» To do:
Take every line where the string "with" appears and copy it.
- - - - - - -
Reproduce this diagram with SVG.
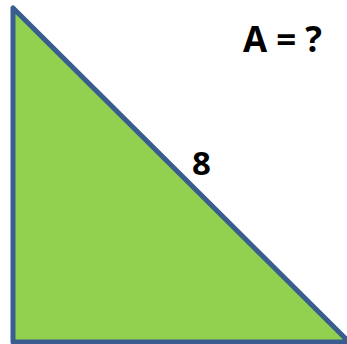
<svg xmlns="http://www.w3.org/2000/svg" width="347" height="344" viewBox="0 0 347 344">
<style>
.lbl{font-family:"Open Sans","Liberation Sans",sans-serif;font-weight:bold;fill:#000}
</style>
<rect width="347" height="344" fill="#fff"/>
<g id="triangle">
<polygon points="13,8 13,342 349,342" fill="#92D050" stroke="#3A5D8F" stroke-width="5" stroke-linejoin="round"/>
</g>
<g id="labels">
<text class="lbl" x="243" y="52" font-size="35">A = ?</text>
<text class="lbl" x="192" y="175" font-size="33">8</text>
</g>
</svg>
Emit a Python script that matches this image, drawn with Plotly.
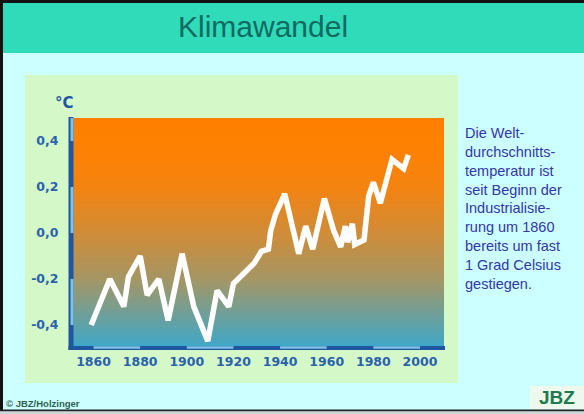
- - - - - - -
» Reply:
Reproduce this diagram with SVG.
Emit a Python script that matches this image, drawn with Plotly.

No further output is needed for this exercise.